映画『ぼくのおじさん』戸次重幸インタビュー「ストレートに良い人を演じるのは難しい」
『どくとるマンボウ航海記』の作家・北杜夫が自身をモデルに書いたロングセラー同名小説を映画化した『ぼくのおじさん』。大人なのにお小遣いをもらい万年床でマンガを読む、ダメダメなのになぜか憎めない“おじさん”と、小学生の“ぼく”のゆるい冒険を描いたヒューマンドラマです。
山下敦弘監督がメガホンを取り、主演を松田龍平さんが務めた本作で、おじさんの恋敵である伸介を演じたのが戸次重幸さん。演劇ユニット「TEAM NACS」メンバーとして映画、ドラマ、舞台と様々なフィールドで活躍する戸次さんに、映画について色々とお話を伺って来ました。
―本作大変楽しく拝見させていただきました。とても愛しくて癒される、心が暖かくなる作品ですね。
戸次:これぞ「老若男女どなたでも楽しくご覧になれる」という作品ではないでしょうか。空気感が暖かくて、笑えて、ちょっとホロリとさせられて。僕も癒されていました。最初にお話を聞いた時は「松田龍平君がおじさん?!」と驚いたのですが、ちゃんとすごくハマっているんです。とても愛らしくキャラクターを演じられていて、あの脱力感が見ていて素晴らしいな、と。
―“ぼく”とおじさんのやりとりも可愛らしくて。
戸次:子供に呆れられているおじさん、ね。いい大人が子供に頭が上がらない。でも、おじさんはその事実を認めない。この絶妙な関係性が笑えました。でもこんなおじさんいたら、子供は絶対好きだと思うなあ。
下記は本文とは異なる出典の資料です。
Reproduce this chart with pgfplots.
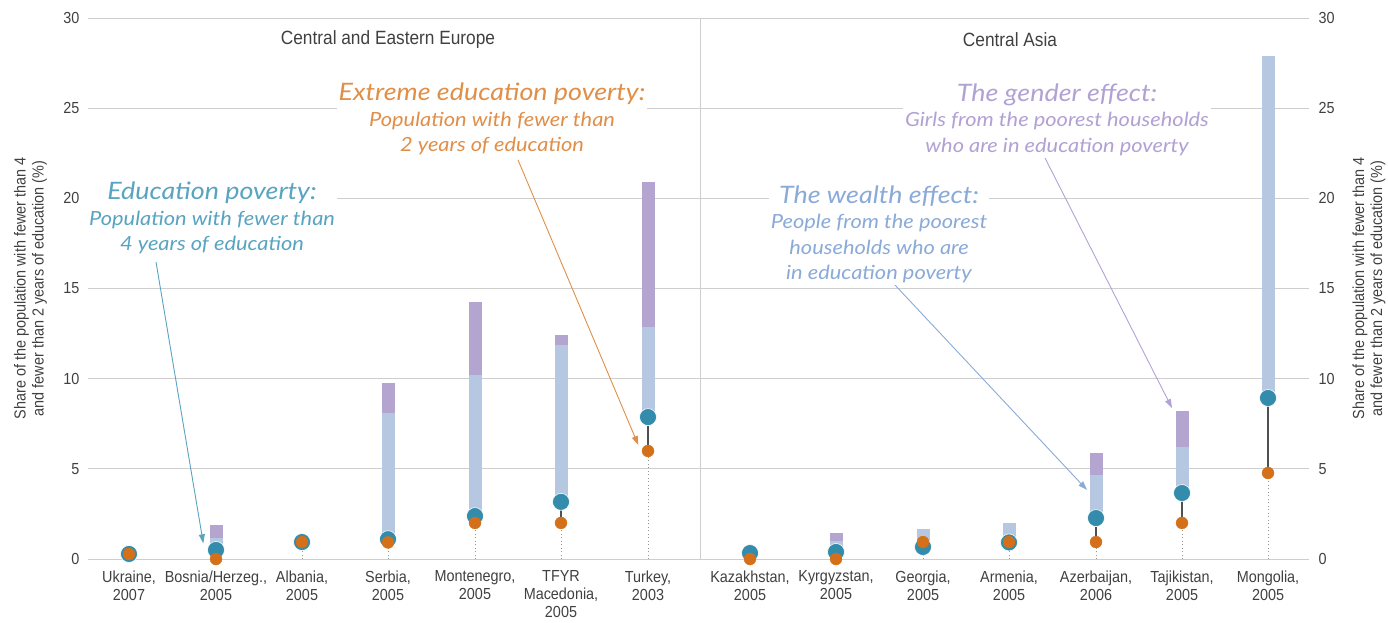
\documentclass[border=0pt]{standalone}
\usepackage{pgfplots}
\usepackage{pgfplotstable}
\pgfplotsset{compat=1.18}
\usetikzlibrary{arrows.meta}
\usepackage{fontspec}
\setmainfont{Liberation Sans}[FakeStretch=0.9]
\newfontfamily\annot{Lato}[FakeStretch=1.12]

\definecolor{txt}{RGB}{64,64,64}
\definecolor{gridc}{RGB}{206,206,206}
\definecolor{dotc}{RGB}{150,150,150}
\definecolor{dotblue}{RGB}{52,140,172}
\definecolor{dotorange}{RGB}{211,112,25}
\definecolor{barblue}{RGB}{182,200,225}
\definecolor{barpurple}{RGB}{180,164,208}
\definecolor{linec}{RGB}{80,80,80}
\definecolor{anteal}{RGB}{88,164,193}
\definecolor{anorange}{RGB}{224,143,72}
\definecolor{anblue}{RGB}{138,170,216}
\definecolor{anpurple}{RGB}{178,161,212}

\newcommand{\tickfont}{\fontsize{16}{18}\selectfont}

% x = category position, blue = fewer than 4 years, orange = fewer than 2 years
\pgfplotstableread{
x blue orange
129 0.28 0.28
216 0.50 0.00
302 0.94 0.94
388 1.10 0.92
475 2.38 2.00
561 3.17 2.00
648 7.87 5.99
750 0.33 0.00
836 0.39 0.00
923 0.67 0.94
1009 0.92 0.94
1096 2.27 0.94
1182 3.66 2.00
1268 8.93 4.77
}\dots

% poorest households (wealth effect)
\pgfplotstableread{
x base lbtop
216 0.50 1.17
388 1.10 8.10
475 2.38 10.20
561 3.17 11.87
648 7.87 12.87
836 0.39 1.00
923 0.67 1.66
1009 0.92 2.00
1096 2.27 4.66
1182 3.66 6.21
1268 8.93 27.90
}\wealth

% girls from poorest households (gender effect)
\pgfplotstableread{
x lbtop putop
216 1.17 1.89
388 8.10 9.76
475 10.20 14.25
561 11.87 12.42
648 12.87 20.90
836 1.00 1.44
1096 4.66 5.88
1182 6.21 8.21
}\gender

\pgfplotsset{
  rangebar/.style 2 args={only marks, mark=*, mark size=0pt, mark options={draw=none, fill=none}, forget plot,
    error bars/.cd, y dir=plus, y explicit, error mark=none, error bar style={draw=#1, line width=#2}},
}

\begin{document}
\begin{tikzpicture}
\useasboundingbox (-88pt,-63pt) rectangle (1300pt,559pt);
\begin{axis}[
  at={(0,0)}, anchor=south west,
  scale only axis, width=1221pt, height=541pt,
  xmin=88, xmax=1309, ymin=0, ymax=30,
  clip=false,
  axis line style={draw=none},
  major tick length=0pt,
  ytick={0,5,...,30},
  ymajorgrids, grid style={color=gridc, line width=0.9pt},
  xtick={129,216,302,388,475,561,648,750,836,923,1009,1096,1182,1268},
  xticklabels={{Ukraine,\\2007},{Bosnia/Herzeg.,\\2005},{Albania,\\2005},{Serbia,\\2005},{Montenegro,\\2005},{TFYR\\Macedonia,\\2005},{Turkey,\\2003},{Kazakhstan,\\2005},{Kyrgyzstan,\\2005},{Georgia,\\2005},{Armenia,\\2005},{Azerbaijan,\\2006},{Tajikistan,\\2005},{Mongolia,\\2005}},
  xticklabel style={align=center, font=\tickfont, text=txt, anchor=north, yshift=-8pt},
  yticklabel style={font=\tickfont, text=txt, xshift=-5pt},
  /pgf/number format/assume math mode=true,
  ylabel={Share of the population with fewer than 4\\and fewer than 2 years of education (\%)},
  ylabel style={font=\tickfont, text=txt, align=center, at={(axis description cs:-0.0471,0.5)}, anchor=center},
]
\draw[gridc, line width=0.9pt] (axis cs:700,0) -- (axis cs:700,30);

\addplot[ycomb, forget plot, color=dotc, dash pattern=on 1pt off 2.5pt, line width=0.8pt, mark=none] table[x=x,y=orange]{\dots};

\addplot[rangebar={barblue}{13pt}] table[x=x, y=base, y error plus expr={\thisrow{lbtop}-\thisrow{base}}]{\wealth};

\addplot[rangebar={barpurple}{13pt}] table[x=x, y=lbtop, y error plus expr={\thisrow{putop}-\thisrow{lbtop}}]{\gender};

\addplot[rangebar={linec}{1.4pt}] table[x=x, y=orange, y error plus expr={\thisrow{blue}-\thisrow{orange}}]{\dots};

\addplot[only marks, mark=*, mark size=8.5pt, mark options={fill=dotblue, draw=white, line width=0.6pt}] table[x=x,y=blue]{\dots};

\addplot[only marks, mark=*, mark size=6pt, mark options={fill=dotorange, draw=dotorange, line width=0.3pt}] table[x=x,y=orange]{\dots};

\node[font=\fontsize{19.2}{21}\selectfont, text=txt] at (axis cs:388,28.78) {Central and Eastern Europe};
\node[font=\fontsize{19.2}{21}\selectfont, text=txt] at (axis cs:1010,28.78) {Central Asia};

\draw[anteal, line width=0.9pt, -{Triangle[length=9pt,width=6pt]}] (axis cs:156,16.47) -- (axis cs:203.3,0.87);
\draw[anorange, line width=0.9pt, -{Triangle[length=9pt,width=6pt]}] (axis cs:518,22.13) -- (axis cs:638.3,6.32);
\draw[anblue, line width=0.9pt, -{Triangle[length=9pt,width=6pt]}] (axis cs:893,15.31) -- (axis cs:1087,3.83);
\draw[anpurple, line width=0.9pt, -{Triangle[length=9pt,width=6pt]}] (axis cs:1045,22.24) -- (axis cs:1172,8.37);

\node[fill=white, inner sep=2pt, align=center, text=anteal, font=\annot\itshape\fontsize{19.5}{25.5}\selectfont] at (axis cs:212,18.91)
 {{\fontsize{24}{25.5}\selectfont Education poverty:}\\Population with fewer than\\4 years of education};
\node[fill=white, inner sep=2pt, align=center, text=anorange, font=\annot\itshape\fontsize{19.5}{25.5}\selectfont] at (axis cs:492,24.4)
 {{\fontsize{24}{25.5}\selectfont Extreme education poverty:}\\Population with fewer than\\2 years of education};
\node[fill=white, inner sep=2pt, align=center, text=anblue, font=\annot\itshape\fontsize{19.5}{25.5}\selectfont] at (axis cs:879,18.0)
 {{\fontsize{24}{25.5}\selectfont The wealth effect:}\\People from the poorest\\households who are\\in education poverty};
\node[fill=white, inner sep=2pt, align=center, text=anpurple, font=\annot\itshape\fontsize{19.5}{25.5}\selectfont] at (axis cs:1057,24.37)
 {{\fontsize{24}{25.5}\selectfont The gender effect:}\\Girls from the poorest households\\who are in education poverty};
\end{axis}
\begin{axis}[
  at={(0,0)}, anchor=south west,
  scale only axis, width=1221pt, height=541pt,
  xmin=88, xmax=1309, ymin=0, ymax=30,
  axis line style={draw=none},
  major tick length=0pt,
  xtick=\empty,
  ytick={0,5,...,30},
  yticklabel pos=right,
  yticklabel style={font=\tickfont, text=txt, xshift=6pt},
  /pgf/number format/assume math mode=true,
  ylabel={Share of the population with fewer than 4\\and fewer than 2 years of education (\%)},
  ylabel style={font=\tickfont, text=txt, align=center, at={(axis description cs:1.0491,0.5)}, anchor=center},
]
\addplot[draw=none, mark=none, forget plot] coordinates {(100,0) (200,1)};
\end{axis}
\end{tikzpicture}
\end{document}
―一方、戸次さんが演じられた伸介は、ド・ストレートな二枚目キャラクターでした。
戸次:ちょっとカッコ良すぎですよね(笑)。少々崩れていたり、クセがある正確の方が演じ易いんですが、今回は真っすぐに二枚目、良い人というキャラクターだったので難しかったです。
―伸介に共感した部分、戸次さんご自身と似ている部分はありますか?
戸次:恋愛に一直線で一途な所は似ているかもしれませんね。
―好きな人の為ならハワイまで追いかけてしまうほど?
戸次:う〜ん、ハワイねえ、ハワイかあ。でも好きだったらしちゃうでしょうね(笑)。
―ハワイロケなど、撮影はいかがでしたか?
戸次:今回、ほぼ順取り(映画のストーリー展開と同じ順番で撮影する事)だったので、ハワイでの撮影初日が松田さんと顔をはじめてしっかり合わせるという感じで、伸介とおじさんが初めて会話をする緊張感がそのまま出せて良かったと思います。ハワイロケでは、オフを前後につけて少しのんびり過ごせたので、自分自身のリフレッシュにもなりました。
―最近、戸次さんをはじめTEAM NACSの皆さんはそれぞれ大活躍で、お忙しい日々が続いていると思います。
戸次:本当に有り難い事ですね。でも、それぞれが忙し過ぎて、TEAM NACSの舞台公演が3年に1回くらいになっています。本当は2年に1度はやりたい。舞台って映画やドラマと比べて稽古の時間など、皆集まってやらなければいけない事がすごく多いから、なかなかスケジュールが合わなくて……。いや、でもずっと舞台を楽しみにしてくださる方がいて、僕達のスタートは舞台で、近いうちに絶対実現させて、皆さんにお楽しみいただける舞台を作っていきますので、待っていてください。
―ちなみに他のメンバーの活躍などを見て「自分も頑張ろう」と思ったり、ヤキモチを妬いたりする事はあるのでしょうか?
戸次:ヤキモチとかは全く無いですね! すごいな、頑張ってるな、とはもちろん思うし楽しませてもらっています。TEAM NACSってそれぞれ一人が「有限会社」で、集まって大きな企業になっているような(笑)。それぞれが自分の意志で活動が出来ていて、なので集まった時にさらに楽しくなるのだと思います。
―有限会社とは言い得て妙ですね(笑)。今日は楽しいお話をどうもありがとうございました!